• **WRITTEN PROBLEM**
Render the material again word for word, skipping the pictures in it.

• **DATASET EXCERPT**
***
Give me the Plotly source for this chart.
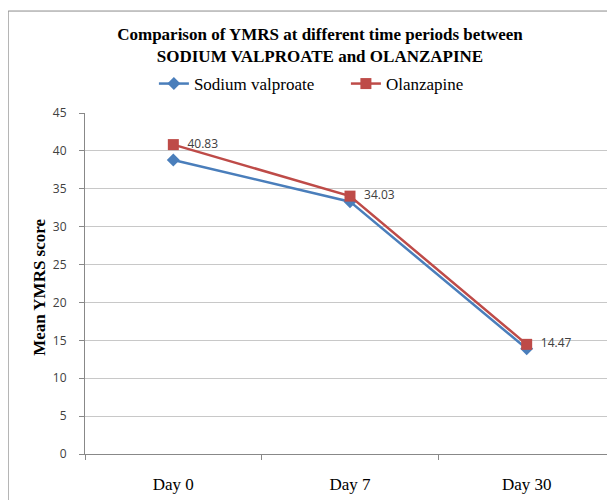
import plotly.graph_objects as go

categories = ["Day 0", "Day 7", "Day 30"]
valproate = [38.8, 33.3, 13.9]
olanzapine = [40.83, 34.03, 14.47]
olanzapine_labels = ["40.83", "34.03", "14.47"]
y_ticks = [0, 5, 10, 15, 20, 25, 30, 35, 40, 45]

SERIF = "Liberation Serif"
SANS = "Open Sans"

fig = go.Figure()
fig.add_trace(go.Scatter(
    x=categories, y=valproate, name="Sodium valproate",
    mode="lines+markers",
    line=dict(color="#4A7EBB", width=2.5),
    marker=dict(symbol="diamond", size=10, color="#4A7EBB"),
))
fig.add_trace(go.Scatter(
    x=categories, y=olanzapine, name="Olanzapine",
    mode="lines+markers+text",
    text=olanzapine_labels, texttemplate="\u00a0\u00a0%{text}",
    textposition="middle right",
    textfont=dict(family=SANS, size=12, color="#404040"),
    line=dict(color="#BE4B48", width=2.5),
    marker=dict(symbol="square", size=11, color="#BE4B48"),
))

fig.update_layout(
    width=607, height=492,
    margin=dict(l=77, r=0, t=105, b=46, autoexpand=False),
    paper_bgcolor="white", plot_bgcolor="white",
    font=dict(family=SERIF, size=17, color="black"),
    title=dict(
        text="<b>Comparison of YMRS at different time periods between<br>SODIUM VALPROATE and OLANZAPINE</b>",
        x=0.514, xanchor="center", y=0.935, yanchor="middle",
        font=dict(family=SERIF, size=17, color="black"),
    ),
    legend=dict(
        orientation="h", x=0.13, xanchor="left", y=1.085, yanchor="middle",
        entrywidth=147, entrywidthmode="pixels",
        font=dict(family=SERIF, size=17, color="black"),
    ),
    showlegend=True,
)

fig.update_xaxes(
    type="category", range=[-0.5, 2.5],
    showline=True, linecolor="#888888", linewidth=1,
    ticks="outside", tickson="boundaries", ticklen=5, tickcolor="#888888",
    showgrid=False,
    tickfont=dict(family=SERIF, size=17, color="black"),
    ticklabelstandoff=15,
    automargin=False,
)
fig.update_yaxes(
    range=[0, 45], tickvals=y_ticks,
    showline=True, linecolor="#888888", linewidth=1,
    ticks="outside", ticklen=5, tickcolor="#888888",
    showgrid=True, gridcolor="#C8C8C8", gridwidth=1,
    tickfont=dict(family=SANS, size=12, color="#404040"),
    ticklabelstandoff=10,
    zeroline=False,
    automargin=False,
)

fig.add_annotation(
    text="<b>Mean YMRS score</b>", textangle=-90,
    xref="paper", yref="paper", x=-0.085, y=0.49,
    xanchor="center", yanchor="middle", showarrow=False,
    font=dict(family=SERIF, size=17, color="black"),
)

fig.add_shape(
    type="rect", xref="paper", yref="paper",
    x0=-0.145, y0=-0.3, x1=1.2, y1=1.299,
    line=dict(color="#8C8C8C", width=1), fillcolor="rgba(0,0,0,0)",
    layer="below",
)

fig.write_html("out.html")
***
• **THE REPLY**
Give me the Plotly source for this chart.
import plotly.graph_objects as go

categories = ["Day 0", "Day 7", "Day 30"]
valproate = [38.8, 33.3, 13.9]
olanzapine = [40.83, 34.03, 14.47]
olanzapine_labels = ["40.83", "34.03", "14.47"]
y_ticks = [0, 5, 10, 15, 20, 25, 30, 35, 40, 45]

SERIF = "Liberation Serif"
SANS = "Open Sans"

fig = go.Figure()
fig.add_trace(go.Scatter(
    x=categories, y=valproate, name="Sodium valproate",
    mode="lines+markers",
    line=dict(color="#4A7EBB", width=2.5),
    marker=dict(symbol="diamond", size=10, color="#4A7EBB"),
))
fig.add_trace(go.Scatter(
    x=categories, y=olanzapine, name="Olanzapine",
    mode="lines+markers+text",
    text=olanzapine_labels, texttemplate="\u00a0\u00a0%{text}",
    textposition="middle right",
    textfont=dict(family=SANS, size=12, color="#404040"),
    line=dict(color="#BE4B48", width=2.5),
    marker=dict(symbol="square", size=11, color="#BE4B48"),
))

fig.update_layout(
    width=607, height=492,
    margin=dict(l=77, r=0, t=105, b=46, autoexpand=False),
    paper_bgcolor="white", plot_bgcolor="white",
    font=dict(family=SERIF, size=17, color="black"),
    title=dict(
        text="<b>Comparison of YMRS at different time periods between<br>SODIUM VALPROATE and OLANZAPINE</b>",
        x=0.514, xanchor="center", y=0.935, yanchor="middle",
        font=dict(family=SERIF, size=17, color="black"),
    ),
    legend=dict(
        orientation="h", x=0.13, xanchor="left", y=1.085, yanchor="middle",
        entrywidth=147, entrywidthmode="pixels",
        font=dict(family=SERIF, size=17, color="black"),
    ),
    showlegend=True,
)

fig.update_xaxes(
    type="category", range=[-0.5, 2.5],
    showline=True, linecolor="#888888", linewidth=1,
    ticks="outside", tickson="boundaries", ticklen=5, tickcolor="#888888",
    showgrid=False,
    tickfont=dict(family=SERIF, size=17, color="black"),
    ticklabelstandoff=15,
    automargin=False,
)
fig.update_yaxes(
    range=[0, 45], tickvals=y_ticks,
    showline=True, linecolor="#888888", linewidth=1,
    ticks="outside", ticklen=5, tickcolor="#888888",
    showgrid=True, gridcolor="#C8C8C8", gridwidth=1,
    tickfont=dict(family=SANS, size=12, color="#404040"),
    ticklabelstandoff=10,
    zeroline=False,
    automargin=False,
)

fig.add_annotation(
    text="<b>Mean YMRS score</b>", textangle=-90,
    xref="paper", yref="paper", x=-0.085, y=0.49,
    xanchor="center", yanchor="middle", showarrow=False,
    font=dict(family=SERIF, size=17, color="black"),
)

fig.add_shape(
    type="rect", xref="paper", yref="paper",
    x0=-0.145, y0=-0.3, x1=1.2, y1=1.299,
    line=dict(color="#8C8C8C", width=1), fillcolor="rgba(0,0,0,0)",
    layer="below",
)

fig.write_html("out.html")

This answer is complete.